The list is used by administrative law judges considering appeals when benefits are rejected after the determination is made that a person claiming disability could still work.
But O'Malley said that even though "industrial economies change and jobs fade away, we had not removed these."
Some of the obsolete jobs on the list included reptile farmer, watch repairer, and nut sorter. Some such jobs no longer exist, while others have switched to being performed through animation or overseas labor.
The Social Security Administration pulled a total of 114 occupations from the old database and said that another 13 job titles that have led the agency to lose appeals cases will now need strict reviews to be used as options to refuse to pay out disability benefits.

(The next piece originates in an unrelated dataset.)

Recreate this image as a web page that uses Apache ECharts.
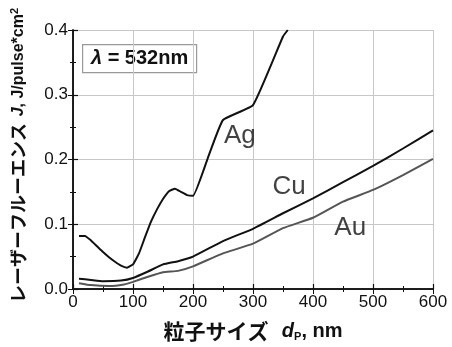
<!DOCTYPE html>
<html><head><meta charset="utf-8">
<script src="https://cdn.jsdelivr.net/npm/echarts@6/dist/echarts.min.js"></script>
<style>html,body{margin:0;padding:0;background:#fff}#c{width:452px;height:347px}</style>
</head><body><div id="c"></div>
<script>
const xTicks = [0, 100, 200, 300, 400, 500, 600];
const yTicks = [0.0, 0.1, 0.2, 0.3, 0.4];
const agData = [[10,0.082],[20,0.082],[30,0.075],[40,0.066],[50,0.057],[60,0.049],[70,0.042],[80,0.036],[90,0.033],[100,0.038],[110,0.055],[120,0.080],[130,0.104],[140,0.123],[150,0.139],[160,0.151],[170,0.155],[180,0.150],[190,0.145],[200,0.144],[225,0.203],[250,0.261],[300,0.284],[350,0.390],[358,0.400]];
const cuData = [[10,0.016],[30,0.014],[50,0.012],[80,0.013],[100,0.017],[125,0.027],[150,0.038],[175,0.043],[200,0.050],[250,0.074],[300,0.093],[350,0.117],[400,0.140],[450,0.165],[500,0.190],[550,0.217],[600,0.245]];
const auData = [[10,0.009],[30,0.006],[60,0.0045],[85,0.007],[100,0.011],[125,0.019],[150,0.026],[175,0.028],[200,0.035],[250,0.055],[300,0.070],[350,0.094],[400,0.110],[450,0.135],[500,0.153],[550,0.176],[600,0.201]];
const seriesNames = ['Ag', 'Cu', 'Au'];
const labelPos = [[278, 0.236], [360, 0.158], [462, 0.095]];

const F = '"Liberation Sans", Arial, sans-serif';
const J = '"Noto Sans CJK JP", sans-serif';
const chart = echarts.init(document.getElementById('c'), null, {renderer: 'canvas'});
const mkLine = (name, data, color) => ({
  name, type: 'line', data, showSymbol: false, symbol: 'none', smooth: 0.12,
  lineStyle: {color: color, width: 2}, clip: true, z: 3
});
chart.setOption({
  animation: false,
  grid: {left: 73, top: 30, right: 19, bottom: 53},
  xAxis: [{
    type: 'value', min: 0, max: 600, interval: 100,
    axisLine: {lineStyle: {color: '#111', width: 1.5}},
    axisTick: {inside: true, length: 5, lineStyle: {color: '#111', width: 1.2}},
    minorTick: {show: true, splitNumber: 2, length: 3, lineStyle: {color: '#111'}},
    axisLabel: {color: '#111', fontSize: 17, fontFamily: F, margin: 5},
    splitLine: {show: true, lineStyle: {color: '#c8c8c8', width: 1}},
    name: '{a|粒子サイズ}    {i|d}{s|P}{b|, nm}', nameLocation: 'middle', nameGap: 32,
    nameTextStyle: {rich: {
      a: {fontFamily: J, fontWeight: 'bold', fontSize: 21, color: '#111'},
      i: {fontFamily: F, fontWeight: 'bold', fontStyle: 'italic', fontSize: 20, color: '#111'},
      s: {fontFamily: F, fontWeight: 'bold', fontSize: 11, color: '#111', verticalAlign: 'bottom', padding: [6,0,0,0]},
      b: {fontFamily: F, fontWeight: 'bold', fontSize: 20, color: '#111'}
    }}
  }, {
    type: 'value', min: 0, max: 600, interval: 100, position: 'top',
    axisLine: {show: true, lineStyle: {color: '#111', width: 1.5}},
    axisTick: {inside: true, length: 5, lineStyle: {color: '#111'}},
    minorTick: {show: true, splitNumber: 2, length: 3, lineStyle: {color: '#111'}},
    axisLabel: {show: false}, splitLine: {show: false}
  }],
  yAxis: [{
    type: 'value', min: 0, max: 0.4, interval: 0.1,
    axisLine: {show: true, lineStyle: {color: '#111', width: 1.5}},
    axisTick: {show: true, inside: true, length: 5, lineStyle: {color: '#111', width: 1.2}},
    minorTick: {show: true, splitNumber: 2, length: 3, lineStyle: {color: '#111'}},
    axisLabel: {color: '#111', fontSize: 17, fontFamily: F, margin: 5, formatter: v => v.toFixed(1)},
    splitLine: {show: true, lineStyle: {color: '#c8c8c8', width: 1}},
    name: '{a|レーザーフルーエンス}  {i|J}{b|, J/pulse*cm}{s|2}', nameLocation: 'middle', nameGap: 45, nameRotate: 90,
    nameTextStyle: {padding: [0, 0, 0, 8], rich: {
      a: {fontFamily: J, fontWeight: 'bold', fontSize: 18, color: '#111'},
      i: {fontFamily: F, fontWeight: 'bold', fontStyle: 'italic', fontSize: 16, color: '#111'},
      b: {fontFamily: F, fontWeight: 'bold', fontSize: 16, color: '#111'},
      s: {fontFamily: F, fontWeight: 'bold', fontSize: 11, color: '#111', verticalAlign: 'top', padding: [0,0,8,0]}
    }}
  }, {
    type: 'value', min: 0, max: 0.4, interval: 0.1, position: 'right',
    axisLine: {show: true, lineStyle: {color: '#111', width: 1.5}},
    axisTick: {show: true, inside: true, length: 5, lineStyle: {color: '#111'}},
    minorTick: {show: true, splitNumber: 2, length: 3, lineStyle: {color: '#111'}},
    axisLabel: {show: false}, splitLine: {show: false}
  }],
  series: [
    mkLine('Ag', agData, '#111'),
    mkLine('Cu', cuData, '#111'),
    mkLine('Au', auData, '#555'),
    {
      type: 'scatter', symbolSize: 0, silent: true, z: 4,
      data: labelPos.map((p, i) => ({value: p, name: seriesNames[i]})),
      label: {show: true, position: 'inside', formatter: p => p.name, color: '#111', fontSize: 26, fontFamily: F}
    }
  ],
  graphic: [{
    type: 'group', left: 82, top: 44,
    children: [
      {type: 'rect', shape: {x: 0, y: 0, width: 114, height: 28}, style: {fill: '#fff', stroke: '#999', lineWidth: 1.2}},
      {type: 'text', x: 57, y: 14, style: {
        text: '{i|λ}{b| = 532nm}', align: 'center', verticalAlign: 'middle',
        rich: {
          i: {fontFamily: F, fontWeight: 'bold', fontStyle: 'italic', fontSize: 20, fill: '#111'},
          b: {fontFamily: F, fontWeight: 'bold', fontSize: 20, fill: '#111'}
        }
      }}
    ]
  }]
});
</script></body></html>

"This will be a really big deal for disability claimants," New Jersey disability attorney Kevin Liebkemann, who has been working to change the system, commented. "I could tell you stories about the psychological impact it has on disability claimants when they learn they lost their claim that they waited years on because somebody said they could do a job that doesn't exist."
Social Security has used the Dictionary of Occupational Titles to assess disability claims for years, but most of the publication's 12,700 skilled and unskilled occupations haven't been reviewed since the 1970s.
The Department of Labor compiled the listings but abandoned them 33 years ago when the economy shifted from blue-collar work and into the services and information fields.
However, vocational experts with Social Security often cited about 137 sedentary jobs from the list in its denial of benefits claims.
The agency hired the Bureau of Labor Statistics in 2012 to compile a more modern list, at a cost of $300 million coming in annual payments of $30 million. The data has been made public but Social Security has not been using it, and O'Malley said the agency will not yet switch over to the more modern system.
Republican lawmakers have been pushing for the agency to use the newer system.
"It's essential for Social Security's [use of outdated occupational data] to be removed from our high-risk list," Sen. Mike Crapo, R-Idaho, the top Republican on the Senate Finance Committee, commented. "If they are able to use the modern data they could get better results for recipients and save money in the process."
Other advocates, meanwhile, said striking some occupations from the Directory of Occupational Titles will not fix the problem, as thousands of cases are still pending in appeals courts.
"This is a political solution to a technical problem," said former Social Security Associate Commissioner David Weaver, who helped lead efforts to modernize the system.